• **EXERCISE DIRECTIONS**
Find the lines that include the string "code" and report how many there are. Give no other text.

-------- DATA SECTION

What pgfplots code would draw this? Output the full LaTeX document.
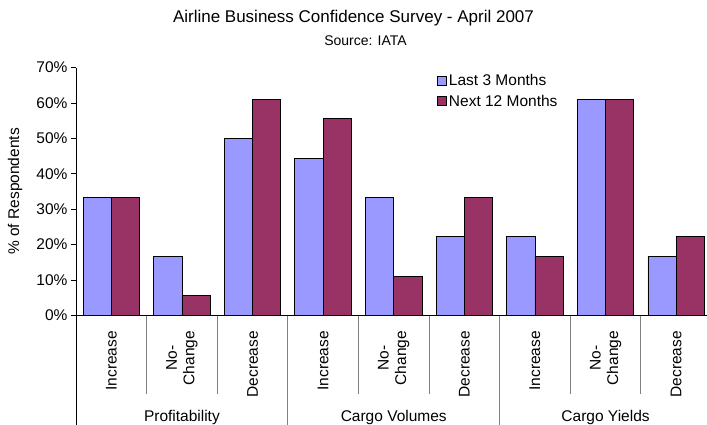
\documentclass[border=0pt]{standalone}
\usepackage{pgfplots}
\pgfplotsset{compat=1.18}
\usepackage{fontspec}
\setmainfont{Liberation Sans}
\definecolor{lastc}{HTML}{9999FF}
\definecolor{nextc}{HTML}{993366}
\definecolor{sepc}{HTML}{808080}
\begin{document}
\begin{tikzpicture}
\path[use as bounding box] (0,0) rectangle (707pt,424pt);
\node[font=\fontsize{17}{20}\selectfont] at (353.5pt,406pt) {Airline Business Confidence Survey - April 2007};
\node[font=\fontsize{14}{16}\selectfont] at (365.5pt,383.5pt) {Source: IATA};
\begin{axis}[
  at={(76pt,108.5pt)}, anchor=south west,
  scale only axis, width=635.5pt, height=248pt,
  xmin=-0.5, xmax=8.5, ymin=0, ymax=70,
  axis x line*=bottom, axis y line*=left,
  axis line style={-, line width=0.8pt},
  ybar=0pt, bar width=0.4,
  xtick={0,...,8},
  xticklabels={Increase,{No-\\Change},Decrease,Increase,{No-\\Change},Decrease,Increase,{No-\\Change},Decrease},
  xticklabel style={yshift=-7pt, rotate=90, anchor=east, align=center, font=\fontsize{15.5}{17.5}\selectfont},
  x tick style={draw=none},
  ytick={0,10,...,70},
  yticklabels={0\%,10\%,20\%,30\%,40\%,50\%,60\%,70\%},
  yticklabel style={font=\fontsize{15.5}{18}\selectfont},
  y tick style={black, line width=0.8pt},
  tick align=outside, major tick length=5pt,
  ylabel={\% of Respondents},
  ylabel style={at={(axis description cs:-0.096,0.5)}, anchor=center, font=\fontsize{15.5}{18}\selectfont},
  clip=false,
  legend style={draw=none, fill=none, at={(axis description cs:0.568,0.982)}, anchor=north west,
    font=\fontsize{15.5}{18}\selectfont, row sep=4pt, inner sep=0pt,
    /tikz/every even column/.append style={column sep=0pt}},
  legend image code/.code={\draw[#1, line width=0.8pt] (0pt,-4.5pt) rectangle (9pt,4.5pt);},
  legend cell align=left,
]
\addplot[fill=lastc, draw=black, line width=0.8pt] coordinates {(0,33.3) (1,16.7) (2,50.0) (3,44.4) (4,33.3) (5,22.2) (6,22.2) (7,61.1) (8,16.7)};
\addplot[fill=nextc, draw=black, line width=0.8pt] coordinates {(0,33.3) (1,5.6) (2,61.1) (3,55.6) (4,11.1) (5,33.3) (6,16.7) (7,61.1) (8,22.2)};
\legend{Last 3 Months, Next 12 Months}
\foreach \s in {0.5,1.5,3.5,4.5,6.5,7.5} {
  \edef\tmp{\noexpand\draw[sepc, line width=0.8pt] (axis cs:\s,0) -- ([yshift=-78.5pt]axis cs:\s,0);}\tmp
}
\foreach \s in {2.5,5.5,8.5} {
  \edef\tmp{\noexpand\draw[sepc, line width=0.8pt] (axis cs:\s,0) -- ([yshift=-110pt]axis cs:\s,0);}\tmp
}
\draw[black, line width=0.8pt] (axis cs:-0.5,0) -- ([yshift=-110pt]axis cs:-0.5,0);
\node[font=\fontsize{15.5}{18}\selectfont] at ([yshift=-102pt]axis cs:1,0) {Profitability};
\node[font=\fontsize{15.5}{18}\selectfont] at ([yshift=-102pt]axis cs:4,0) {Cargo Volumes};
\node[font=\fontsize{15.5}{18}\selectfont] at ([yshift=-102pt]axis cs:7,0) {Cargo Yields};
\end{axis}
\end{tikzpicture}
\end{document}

----------------

• **RESPONSE**
2